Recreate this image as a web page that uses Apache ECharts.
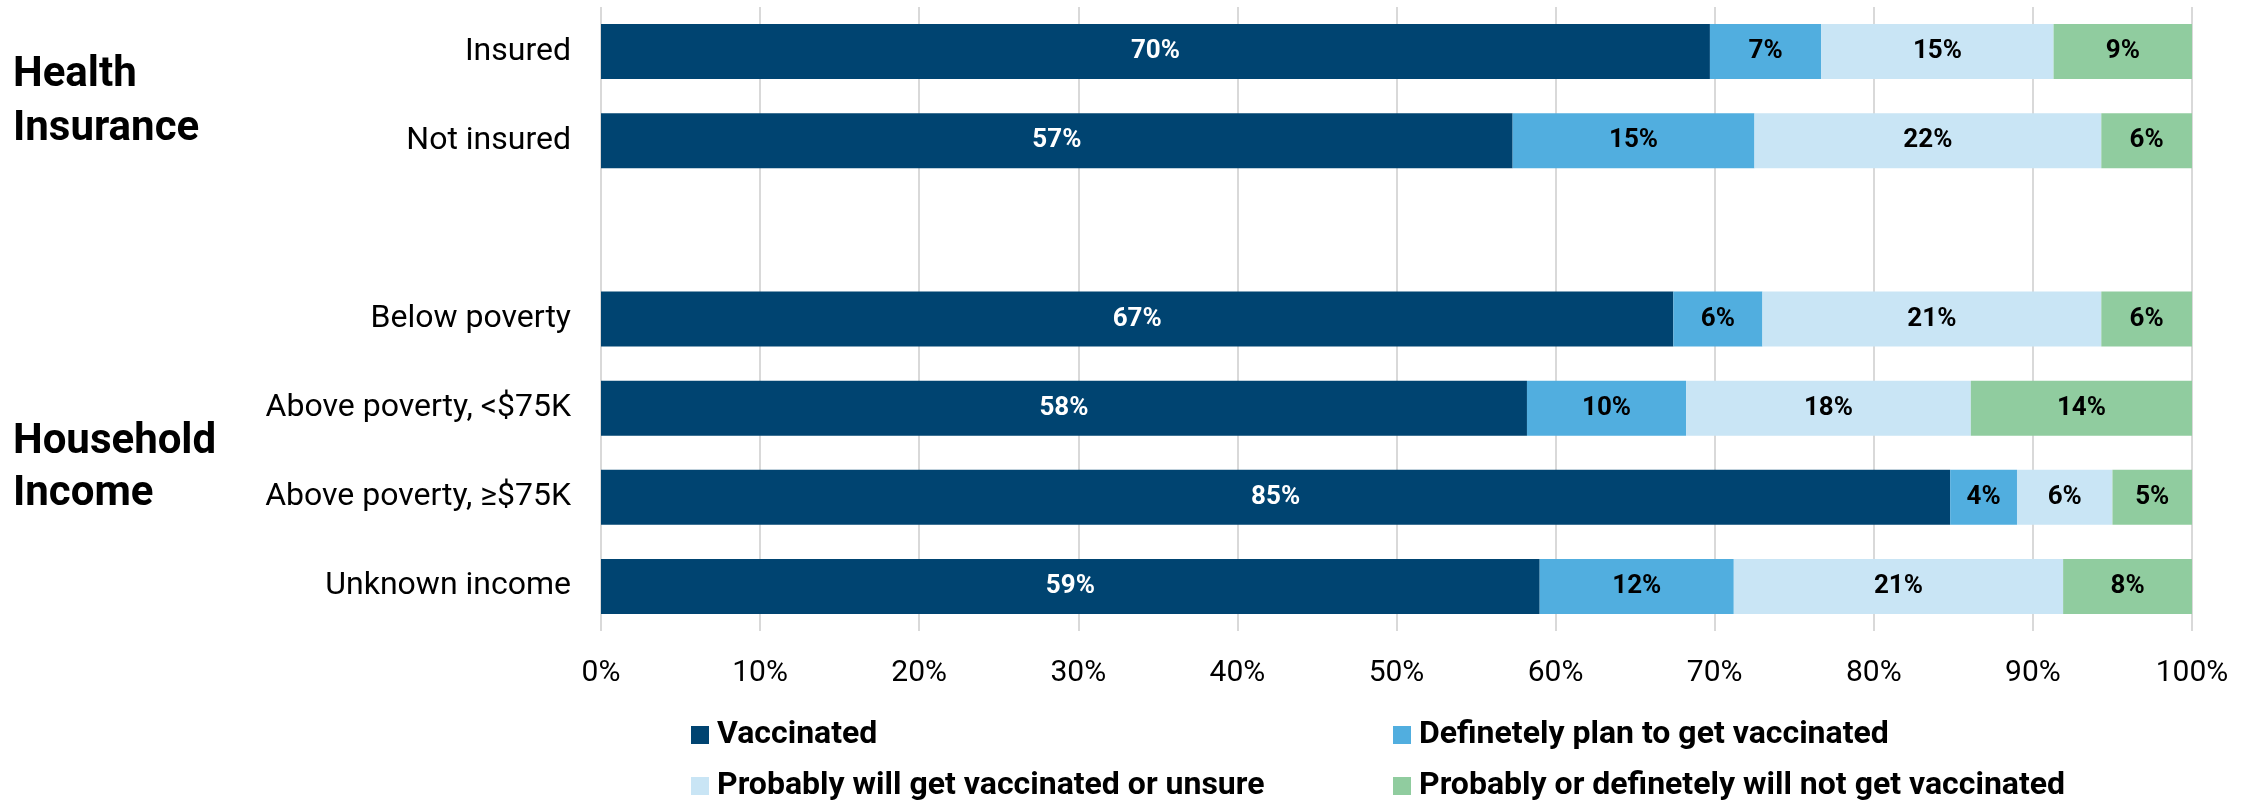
<!DOCTYPE html>
<html>
<head>
<meta charset="utf-8">
<script src="https://cdn.jsdelivr.net/npm/echarts@6/dist/echarts.min.js"></script>
<style>
html,body{margin:0;padding:0;background:#fff;}
#chart{width:2248px;height:803px;}
</style>
</head>
<body>
<div id="chart"></div>
<script>
const categories = ['Insured', 'Not insured', '', 'Below poverty', 'Above poverty, <$75K', 'Above poverty, \u2265$75K', 'Unknown income'];
const seriesNames = ['Vaccinated', 'Definetely plan to get vaccinated', 'Probably will get vaccinated or unsure', 'Probably or definetely will not get vaccinated'];
const vaccinated = [69.7, 57.3, null, 67.4, 58.2, 84.8, 59.0];
const definitelyPlan = [7.0, 15.2, null, 5.6, 10.0, 4.2, 12.2];
const probablyUnsure = [14.6, 21.8, null, 21.3, 17.9, 6.0, 20.7];
const probablyNot = [8.7, 5.7, null, 5.7, 13.9, 5.0, 8.1];
const colors = ['#004471', '#51aedf', '#c9e5f5', '#90cc9f'];
const groupTitles = ['Health\nInsurance', 'Household\nIncome'];

const FONT = 'Roboto';
const chart = echarts.init(document.getElementById('chart'), null, {renderer: 'canvas'});
const seriesData = [vaccinated, definitelyPlan, probablyUnsure, probablyNot];

// legend placement: [left, top] for each series' legend entry
const legendPos = [[691, 717], [1393, 717], [691, 768], [1393, 768]];

const option = {
  animation: false,
  textStyle: {fontFamily: FONT},
  grid: {left: 601, right: 56, top: 7, bottom: 172, containLabel: false},
  xAxis: {
    type: 'value', min: 0, max: 100, interval: 10,
    axisLabel: {formatter: v => v + '%', fontSize: 30, color: '#000', fontFamily: FONT, margin: 27},
    axisLine: {show: false}, axisTick: {show: false},
    splitLine: {show: true, lineStyle: {color: '#d9d9d9', width: 2}}
  },
  yAxis: {
    type: 'category', data: categories, inverse: true,
    axisLine: {show: false}, axisTick: {show: false},
    axisLabel: {fontSize: 32, color: '#000', fontFamily: FONT, margin: 30}
  },
  legend: seriesNames.map((n, i) => ({
    left: legendPos[i][0], top: legendPos[i][1], padding: 0,
    itemWidth: 18, itemHeight: 18, itemGap: 0,
    icon: 'rect', data: [n],
    textStyle: {fontSize: 32, fontWeight: 'bold', color: '#000', fontFamily: FONT, lineHeight: 36, padding: [0, 0, 0, 3]}
  })),
  title: [
    {text: groupTitles[0], left: 8, top: 43, textStyle: {fontSize: 42, fontWeight: 'bold', color: '#000', fontFamily: FONT, lineHeight: 54}},
    {text: groupTitles[1], left: 8, top: 411, textStyle: {fontSize: 42, fontWeight: 'bold', color: '#000', fontFamily: FONT, lineHeight: 52}}
  ],
  series: seriesData.map((d, i) => ({
    name: seriesNames[i],
    type: 'bar',
    stack: 'total',
    data: d,
    barWidth: 55,
    itemStyle: {color: colors[i]},
    label: {
      show: true, position: 'inside',
      formatter: p => Math.round(p.value) + '%',
      fontSize: 26, fontWeight: 'bold', fontFamily: FONT,
      color: i === 0 ? '#fff' : '#000'
    }
  }))
};
chart.setOption(option);
</script>
</body>
</html>
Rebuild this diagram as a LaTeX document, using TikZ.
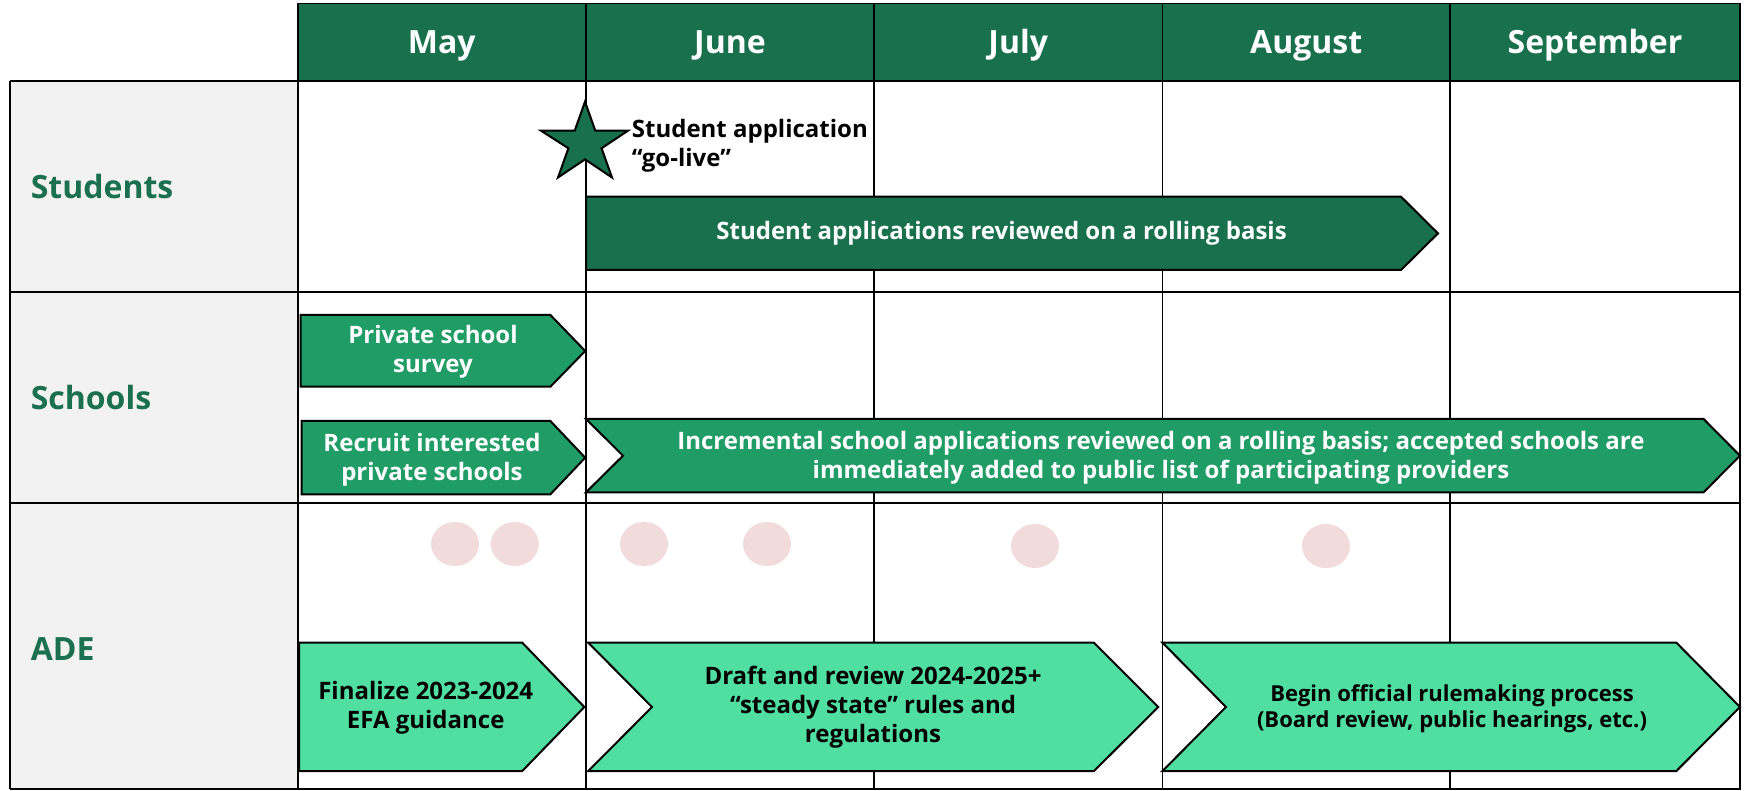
\documentclass[tikz,border=0pt]{standalone}
\usepackage{fontspec}
\setmainfont{Open Sans}
\definecolor{darkg}{HTML}{18704C}
\definecolor{midg}{HTML}{209C66}
\definecolor{lightg}{HTML}{50DFA1}
\definecolor{labelg}{HTML}{1A7050}
\definecolor{graybg}{HTML}{F2F2F2}
\definecolor{pinkc}{HTML}{F2DCDB}
\begin{document}
\begin{tikzpicture}[x=1pt,y=-1pt,
  gridline/.style={draw=black,line width=1.8pt},
  barline/.style={draw=black,line width=2pt,line join=miter},
  hdrtext/.style={text=white,font=\bfseries\fontsize{32}{36}\selectfont,anchor=base,inner sep=0pt},
  rowlabel/.style={text=labelg,font=\bfseries\fontsize{32}{38}\selectfont,anchor=base west,inner sep=0pt},
  whitetext/.style={text=white,align=center,font=\bfseries\fontsize{24}{29}\selectfont,inner sep=0pt},
  blacktext/.style={text=black,align=center,font=\bfseries\fontsize{24}{29}\selectfont,inner sep=0pt}]
\useasboundingbox (0,0) rectangle (1746,791);
% backgrounds
\fill[graybg] (10,81) rectangle (297.7,789);
\fill[darkg] (297.7,3.5) rectangle (1740,81);
% grid
\draw[gridline] (297.7,3.5) rectangle (1740,789);
\draw[gridline] (10,81) -- (1740,81);
\draw[gridline] (10,292) -- (1740,292);
\draw[gridline] (10,503) -- (1740,503);
\draw[gridline] (10,789) -- (1740,789);
\draw[gridline] (10,81) -- (10,789);
\foreach \xx in {586,874,1162.5,1450} \draw[gridline] (\xx,3.5) -- (\xx,789);
% header texts
\node[hdrtext] (may) at (441.8,54) {May};
\node[hdrtext] (jun) at (730,54) {June};
\node[hdrtext] (jul) at (1018.2,54) {July};
\node[hdrtext] (aug) at (1306.2,54) {August};
\node[hdrtext] (sep) at (1595,54) {September};
% row labels
\node[rowlabel] (students) at (30.6,198.3) {Students};
\node[rowlabel] (schools) at (30.6,409.3) {Schools};
\node[rowlabel] (ade) at (30.6,660) {ADE};
% star
\draw[barline,fill=darkg] (585,101.7) -- (595.3,130.7) -- (628,130.7) -- (601.6,148.3) -- (612,177.5)
  -- (585,159.4) -- (558,177.5) -- (568.4,148.3) -- (541,130.7) -- (574.7,130.7) -- cycle;
\node[blacktext,align=left,anchor=west] (golive) at (631.7,146) {Student application\\“go-live”};
% students bar
\draw[barline,fill=darkg] (586,196.7) -- (1401,196.7) -- (1438,233.4) -- (1401,270) -- (586,270) -- cycle;
\node[whitetext] (stubar) at (1001.6,233.5) {Student applications reviewed on a rolling basis};
% schools bars
\draw[barline,fill=midg] (300.5,315) -- (550.4,315) -- (585.2,351) -- (550.4,386.7) -- (300.5,386.7) -- cycle;
\node[whitetext] (survey) at (433,352) {Private school\\survey};
\draw[barline,fill=midg] (301.7,421) -- (550.4,421) -- (585.2,457.7) -- (550.4,494.3) -- (301.7,494.3) -- cycle;
\node[whitetext] (recruit) at (432,459.4) {Recruit interested\\private schools};
\draw[barline,fill=midg] (586,419) -- (1703.6,419) -- (1740,455.7) -- (1703.6,492.3) -- (586,492.3) -- (623,455.7) -- cycle;
\node[whitetext] (incr) at (1161,457.5) {Incremental school applications reviewed on a rolling basis; accepted schools are\\immediately added to public list of participating providers};
% ADE dots
\foreach \xx/\yy in {455/544,514.8/544,644/544,767/544,1035/546,1326/546} \fill[pinkc] (\xx,\yy) ellipse [x radius=24,y radius=22];
% ADE bars
\draw[barline,fill=lightg] (299,642.7) -- (522.3,642.7) -- (584.3,707) -- (522.3,771) -- (299,771) -- cycle;
\node[blacktext] (finalize) at (425.7,708) {Finalize 2023-2024\\EFA guidance};
\draw[barline,fill=lightg] (588.3,642.7) -- (1094,642.7) -- (1158.3,707) -- (1094,771) -- (588.3,771) -- (652,707) -- cycle;
\node[blacktext] (draft) at (873,707.5) {Draft and review 2024-2025+\\“steady state” rules and\\regulations};
\draw[barline,fill=lightg] (1162.5,642.7) -- (1676.4,642.7) -- (1740,707) -- (1676.4,771) -- (1162.5,771) -- (1226,707) -- cycle;
\node[blacktext,font=\bfseries\fontsize{22}{26}\selectfont] (begin) at (1452,709) {Begin official rulemaking process\\(Board review, public hearings, etc.)};
\end{tikzpicture}
\end{document}
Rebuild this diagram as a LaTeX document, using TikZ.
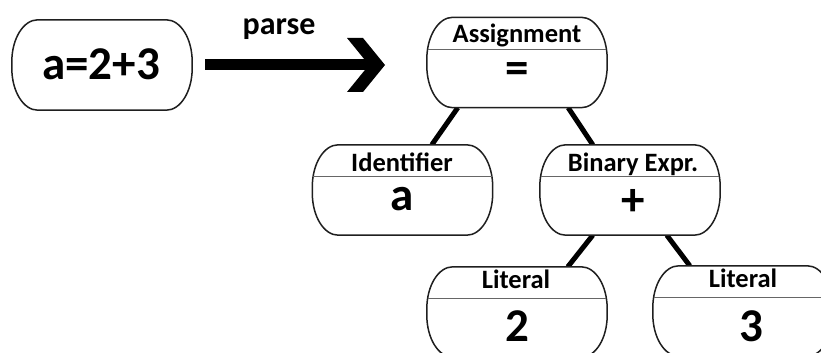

• [Exercise details] Transcribe, from the records above, the first line and every line after it up to and including the line with "768], [1393, 768]];"; omit pictures.

• [Response]
Recreate this image as a web page that uses Apache ECharts.
<!DOCTYPE html>
<html>
<head>
<meta charset="utf-8">
<script src="https://cdn.jsdelivr.net/npm/echarts@6/dist/echarts.min.js"></script>
<style>
html,body{margin:0;padding:0;background:#fff;}
#chart{width:2248px;height:803px;}
</style>
</head>
<body>
<div id="chart"></div>
<script>
const categories = ['Insured', 'Not insured', '', 'Below poverty', 'Above poverty, <$75K', 'Above poverty, \u2265$75K', 'Unknown income'];
const seriesNames = ['Vaccinated', 'Definetely plan to get vaccinated', 'Probably will get vaccinated or unsure', 'Probably or definetely will not get vaccinated'];
const vaccinated = [69.7, 57.3, null, 67.4, 58.2, 84.8, 59.0];
const definitelyPlan = [7.0, 15.2, null, 5.6, 10.0, 4.2, 12.2];
const probablyUnsure = [14.6, 21.8, null, 21.3, 17.9, 6.0, 20.7];
const probablyNot = [8.7, 5.7, null, 5.7, 13.9, 5.0, 8.1];
const colors = ['#004471', '#51aedf', '#c9e5f5', '#90cc9f'];
const groupTitles = ['Health\nInsurance', 'Household\nIncome'];

const FONT = 'Roboto';
const chart = echarts.init(document.getElementById('chart'), null, {renderer: 'canvas'});
const seriesData = [vaccinated, definitelyPlan, probablyUnsure, probablyNot];

// legend placement: [left, top] for each series' legend entry
const legendPos = [[691, 717], [1393, 717], [691, 768], [1393, 768]];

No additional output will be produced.